In Texas, we can’t take winter driving for granted. The winter freeze we experienced at the beginning of the year proved that.

So what can you do to make you and your family safer on the road this winter? We have six simple ways.

#1: Take It Slow Before Bridges & Overpasses

Due to their design, bridges and overpasses freeze before streets and highways. Even if the roads seem fine, slow down before either one. Not only are bridges more likely to freeze, but sliding off a bridge is far more likely to result in a serious car accident.

#2: Leave Early

This one is the simplest ‘hack’ on our list. Winter weather means slower traffic and more congestion, so even short trips will take longer than usual. On top of that, icy conditions mean that your ‘normal speed’ is likely an unsafe speed.

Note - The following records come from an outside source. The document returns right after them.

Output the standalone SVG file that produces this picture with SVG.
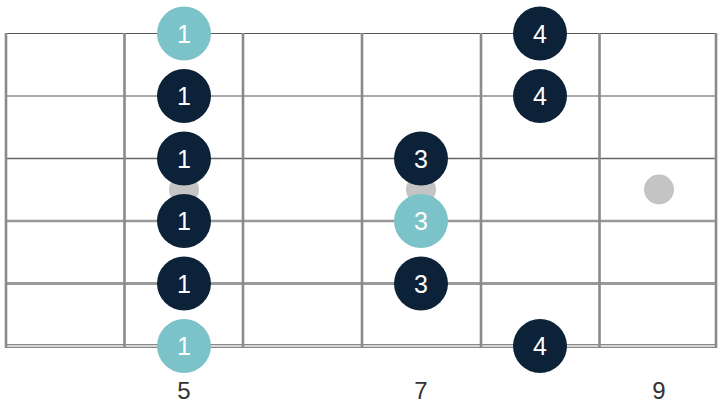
<svg xmlns="http://www.w3.org/2000/svg" width="720" height="405" viewBox="0 0 720 405">
<style>
.str{stroke:#555;fill:none}
.fret{stroke:#8a8a8a;stroke-width:2.6;fill:none}
.inlay{fill:#c4c4c4}
.dark{fill:#0c2239}
.root{fill:#7cc3c9}
.nt{font-family:"Liberation Sans",Arial,sans-serif;font-size:25px;fill:#ffffff;text-anchor:middle}
.fl{font-family:"Liberation Sans",Arial,sans-serif;font-size:24px;fill:#333;text-anchor:middle}
</style>
<rect width="720" height="405" fill="#ffffff"/>
<g id="board">
<line class="str" x1="6" y1="33.5" x2="717" y2="33.5" stroke-width="1.2"/>
<line class="str" x1="6" y1="96" x2="717" y2="96" stroke-width="1.2"/>
<line class="str" x1="6" y1="158.5" x2="717" y2="158.5" stroke-width="1.6" style="stroke:#666"/>
<line class="str" x1="6" y1="221" x2="717" y2="221" stroke-width="2.6" style="stroke:#999"/>
<line class="str" x1="6" y1="283.5" x2="717" y2="283.5" stroke-width="3" style="stroke:#999"/>
<line class="str" x1="6" y1="346" x2="717" y2="346" stroke-width="4" style="stroke:#888"/>
<line x1="6" y1="346" x2="717" y2="346" stroke="#f0f0f0" stroke-width="1.3"/>
<line class="fret" x1="6" y1="33" x2="6" y2="348"/>
<line class="fret" x1="124.5" y1="33" x2="124.5" y2="348"/>
<line class="fret" x1="243" y1="33" x2="243" y2="348"/>
<line class="fret" x1="362" y1="33" x2="362" y2="348"/>
<line class="fret" x1="481" y1="33" x2="481" y2="348"/>
<line class="fret" x1="599.5" y1="33" x2="599.5" y2="348"/>
<line class="fret" x1="716" y1="33" x2="716" y2="348"/>
<circle class="inlay" cx="184" cy="189.5" r="15"/>
<circle class="inlay" cx="421" cy="189.5" r="15"/>
<circle class="inlay" cx="659" cy="189.5" r="15"/>
</g>
<g id="n1"><circle class="root" cx="184" cy="33.5" r="27"/><text class="nt" x="184" y="42.5">1</text></g>
<g id="n2"><circle class="dark" cx="184" cy="96" r="27"/><text class="nt" x="184" y="105">1</text></g>
<g id="n3"><circle class="dark" cx="184" cy="158.5" r="27"/><text class="nt" x="184" y="167.5">1</text></g>
<g id="n4"><circle class="dark" cx="184" cy="221" r="27"/><text class="nt" x="184" y="230">1</text></g>
<g id="n5"><circle class="dark" cx="184" cy="283.5" r="27"/><text class="nt" x="184" y="292.5">1</text></g>
<g id="n6"><circle class="root" cx="184" cy="346" r="27"/><text class="nt" x="184" y="355">1</text></g>
<g id="n7"><circle class="dark" cx="421" cy="158.5" r="27"/><text class="nt" x="421" y="167.5">3</text></g>
<g id="n8"><circle class="root" cx="421" cy="221" r="27"/><text class="nt" x="421" y="230">3</text></g>
<g id="n9"><circle class="dark" cx="421" cy="283.5" r="27"/><text class="nt" x="421" y="292.5">3</text></g>
<g id="n10"><circle class="dark" cx="540" cy="33.5" r="27"/><text class="nt" x="540" y="42.5">4</text></g>
<g id="n11"><circle class="dark" cx="540" cy="96" r="27"/><text class="nt" x="540" y="105">4</text></g>
<g id="n12"><circle class="dark" cx="540" cy="346" r="27"/><text class="nt" x="540" y="355">4</text></g>
<g id="labels">
<text class="fl" x="184" y="399">5</text>
<text class="fl" x="421" y="399">7</text>
<text class="fl" x="659" y="399">9</text>
</g>
</svg>
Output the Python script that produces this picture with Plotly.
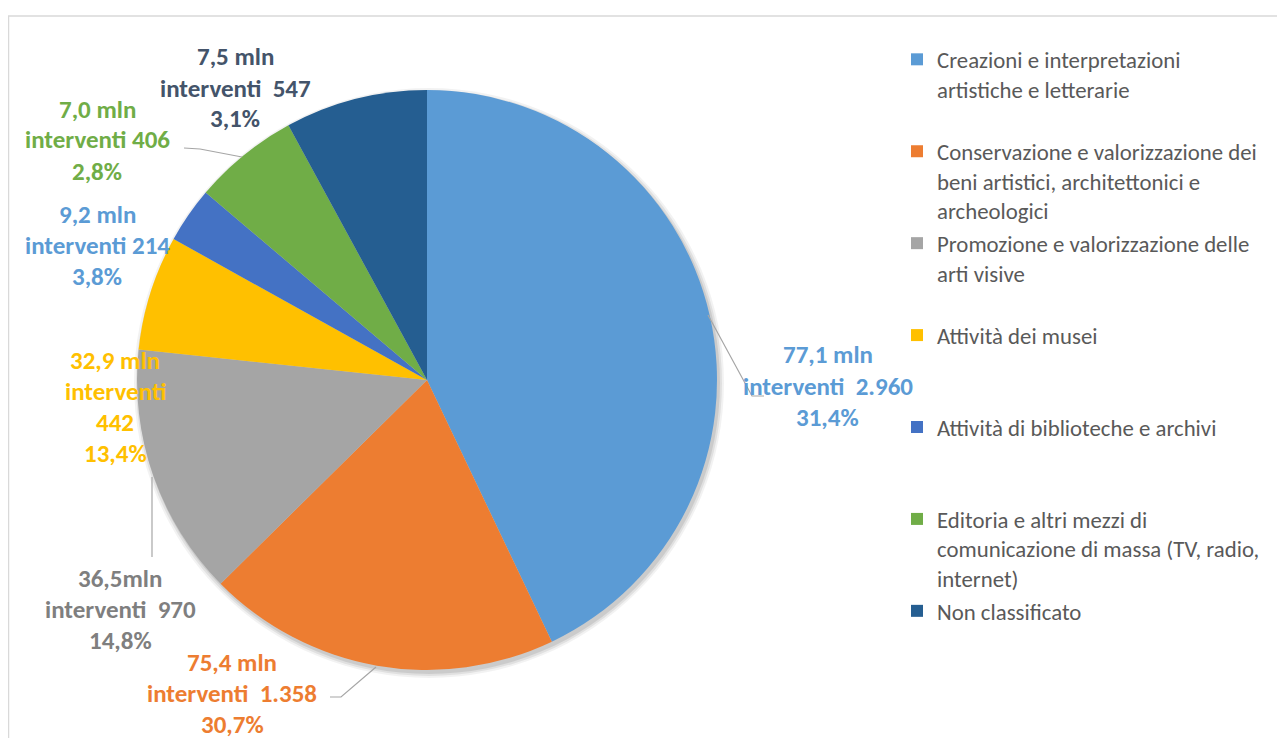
import plotly.graph_objects as go

W, H = 1285, 738
OFF = 8  # margine del body della pagina

# dati
categorie = [
    "Creazioni e interpretazioni<br>artistiche e letterarie",
    "Conservazione e valorizzazione dei<br>beni artistici, architettonici e<br>archeologici",
    "Promozione e valorizzazione delle<br>arti visive",
    "Attività dei musei",
    "Attività di biblioteche e archivi",
    "Editoria e altri mezzi di<br>comunicazione di massa (TV, radio,<br>internet)",
    "Non classificato",
]
interventi = [2960, 1358, 970, 442, 214, 406, 547]
interventi_txt = ["2.960", "1.358", "970", "442", "214", "406", "547"]
importi_mln = ["77,1", "75,4", "36,5", "32,9", "9,2", "7,0", "7,5"]
quote = ["31,4%", "30,7%", "14,8%", "13,4%", "3,8%", "2,8%", "3,1%"]

colori = ["#5B9BD5", "#ED7D31", "#A5A5A5", "#FFC000", "#4472C4", "#70AD47", "#255E91"]
colori_etichette = ["#5B9BD5", "#ED7D31", "#7F7F7F", "#FFC000", "#5B9BD5", "#70AD47", "#44546A"]


# coordinate dello schermo -> paper
def px(x):
    return (x - OFF) / W


def py(y):
    return 1 - (y - OFF) / H


# ogni voce di legenda occupa 3 righe per avere una spaziatura regolare
def pad(testo, righe=3):
    n = testo.count("<br>") + 1
    return testo + "<br>&nbsp;" * (righe - n)


fig = go.Figure()

fig.add_trace(go.Pie(
    labels=[pad(c) for c in categorie],
    values=interventi,
    sort=False,
    direction="clockwise",
    rotation=0,
    marker=dict(colors=colori, line=dict(width=0)),
    textinfo="none",
    hoverinfo="skip",
    domain=dict(x=[px(137), px(717)], y=[py(670), py(90)]),
))

# ombra leggera sotto la torta
for d, op in [(5, 0.05), (3, 0.07), (1, 0.09)]:
    fig.add_shape(type="circle", xref="paper", yref="paper",
                  x0=px(137 + 2 - d), x1=px(717 + 2 + d), y0=py(670 + 3 + d), y1=py(90 + 3 - d),
                  fillcolor="black", opacity=op, line=dict(width=0), layer="below")

# etichette: centro (px schermo), righe
pos_etichette = [(828, 386), (232, 693), (120, 609), (115, 407), (97, 245), (97, 140), (235, 88)]
righe = []
for i in range(len(interventi)):
    sep = " " if i in (4, 5) else "  "
    mln = importi_mln[i] + ("mln" if i == 2 else " mln")
    if i == 3:
        righe.append([mln, "interventi", interventi_txt[i], quote[i]])
    else:
        righe.append([mln, "interventi" + sep + interventi_txt[i], quote[i]])

passo = 31
for i, (cx, cy) in enumerate(pos_etichette):
    n = len(righe[i])
    for k, r in enumerate(righe[i]):
        y = cy + (k - (n - 1) / 2) * passo
        fig.add_annotation(
            x=px(cx), y=py(y), xref="paper", yref="paper",
            text="<b>" + r.replace(" ", "&nbsp;") + "</b>",
            showarrow=False, xanchor="center", yanchor="middle",
            font=dict(family="Calibri, Carlito, Lato", size=25, color=colori_etichette[i]),
        )

# linee di richiamo
linee = [
    [(708, 315), (752, 396), (764, 396)],
    [(330, 697), (341, 697), (376, 667)],
    [(152, 477), (152, 557)],
    [(184, 148), (200, 149), (242, 157)],
]
for pts in linee:
    path = "M " + " L ".join(f"{px(x)},{py(y)}" for x, y in pts)
    fig.add_shape(type="path", path=path, xref="paper", yref="paper",
                  line=dict(color="#A6A6A6", width=1.2))

# cornice del grafico
fig.add_shape(type="rect", xref="paper", yref="paper",
              x0=px(8.5), x1=px(1320), y0=py(780), y1=py(16),
              line=dict(color="#D9D9D9", width=1.5), layer="below")

fig.update_layout(
    width=W, height=H,
    margin=dict(l=0, r=0, t=0, b=0),
    paper_bgcolor="white",
    plot_bgcolor="white",
    showlegend=True,
    legend=dict(
        x=px(897), y=py(38), xanchor="left", yanchor="top",
        valign="top",
        font=dict(family="Calibri, Carlito, Lato", size=22.8, color="#595959"),
        bgcolor="rgba(0,0,0,0)",
        itemclick=False, itemdoubleclick=False,
    ),
)

fig.write_html("out.html")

If you’re the kind of person who stresses about getting everywhere on time, leaving a few minutes earlier is a lot safer (and more effective) than speeding through winter weather.

#3: Double the Cushion Between You & Other Cars

Your braking distance is based on your braking speed in dry conditions. When things get foggy, icy, or just rainy, you need to double that braking distance. If you don’t, you run the risk of causing a fender bender or worse: an underride accident.

#4: Install New Tires

You might’ve gotten away with balding tires in summer or fall, but winter has a way of punishing procrastination. Low-tread tires puts your car at risk of slipping and sliding at the first sign of rain. Test your tread with a dime. If the treads on your tires don’t come halfway up, you should replace your tires or buy a set of winter tires.

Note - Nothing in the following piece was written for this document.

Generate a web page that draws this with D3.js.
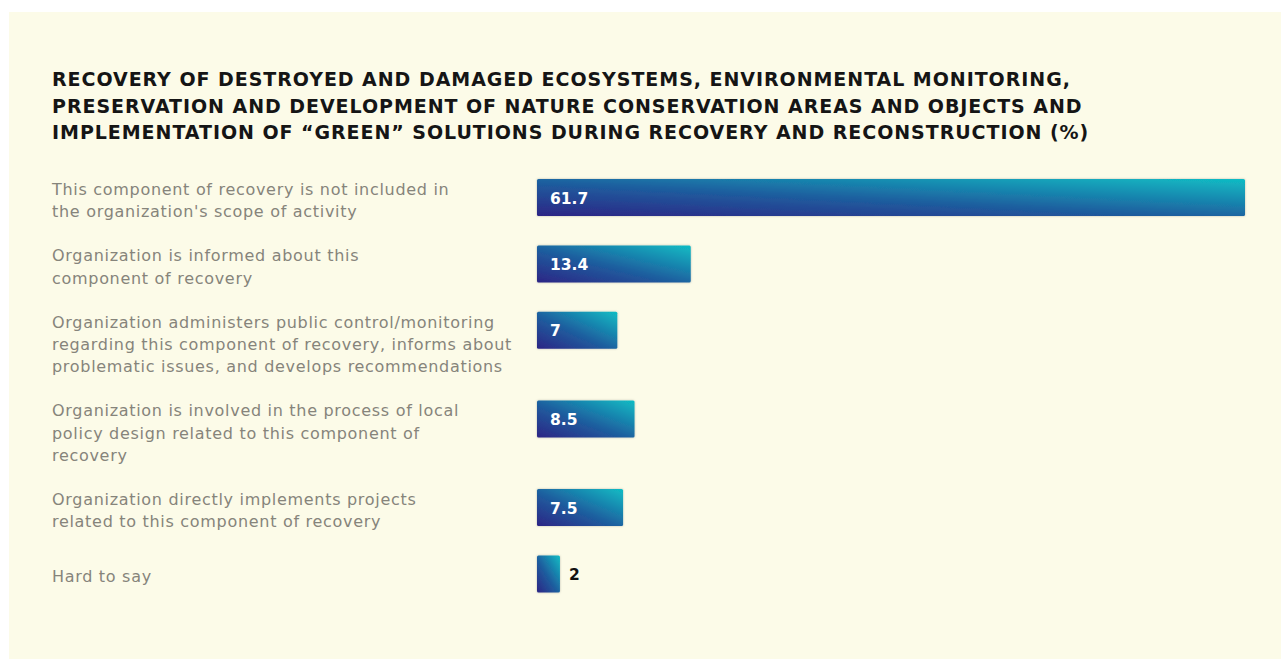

A set of good tires might set you back a few hundred dollars, but that’s still less than what you’d lose in a serious crash.

#5: Pack a Winter Survival Kit for Your Car

If your car ever dies in the middle of a snowstorm, you need to a way to keep yourself alive until help arrives. A winter survival kit is an absolute must for that reason. Even if you never face life-threatening temperatures, you’ll be grateful for the extra comfort.

Here are a few things to include in your winter survival kit:

  • An extra coat and blankets
  • A candle inside a metal can (for heat without wasting fuel)
  • Water
  • Food
  • Road flares
  • LED flashlight
  • Phone battery charger or car charger
  • Notebook and pen (if phone is dead or broken)
  • Fix-a-flat spray (two if you have an SUV)
  • Jumper cables

#6: Lube Your Door Locks, Weather Stripping, & Window Tracks

If even a little water gets into your door seal, locks, or window tracks, you could find yourself stuck inside (or outside) your car. A little lube protects you from freezing water for the season. It’s a simple trick, but effective. When it comes to effort vs. benefit, this is probably the best tip on this list.


Winter driving is a little extra hazardous, but anyone can stay safe if they’re vigilant, careful, and well-prepared. The problem is that when other people aren’t safe, it can hurt you too. Our firm is committed to promoting safer driving habits, but we’re also committed to making sure people get what they need when they’ve been harmed by someone else.